Just as satisfying are the marathon games–the self-destructive versions when, rather than find obvious, logical pairings bridging the gap between two words, you just try to make the other person laugh with the most esoteric references possible. My wife and I have found ourselves 40-rounds deep, still enjoying ourselves–our references seem unmatchable, like “that one aerobics instructor” or “bieber?”–when seemingly out of nowhere, we match up.
The app itself was inspired by a real game (for a demo, watch the video above). Ross and Space Inch’s Joshua Segall actually picked up the game at a wedding, and then they began playing it with everyone. It seemed like it could make a great app, but would the fun of blurting out words on a timer translate to a turn-based text-only game?
“We were very worried about that,” Segall explains. “Once Andy had coded a basic version, we played, the band played, a few other people played and everyone thought it worked. Part of that is that winning seems to be no less exciting than it is in person.”
“I recently went to a party where I showed the app to everyone and a few minutes later we were all playing it on our phones despite being in the same room,” Ross adds later.
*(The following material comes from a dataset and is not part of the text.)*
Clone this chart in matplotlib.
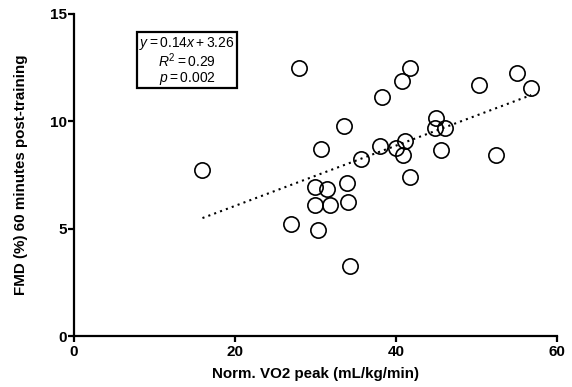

So it works, but why? Well the appification actually adds a new element of fun to the game. Whereas the in-person version requires instantaneous answers, on mobile, players can take their time to come up with words/jokes at their leisure. Say the Same Thing becomes less about (potentially embarrassing?) free association than well-honed razzing. Plus, the app records all of your old games for posterity. It’s like an archive of interpersonal absurdity, or in my case, a scrapbook for butt jokes.
“I hate to be overly cheesy about this, but connecting with someone is the core of communications, friendship, and love,” Segall writes. “The game sort of distills that.”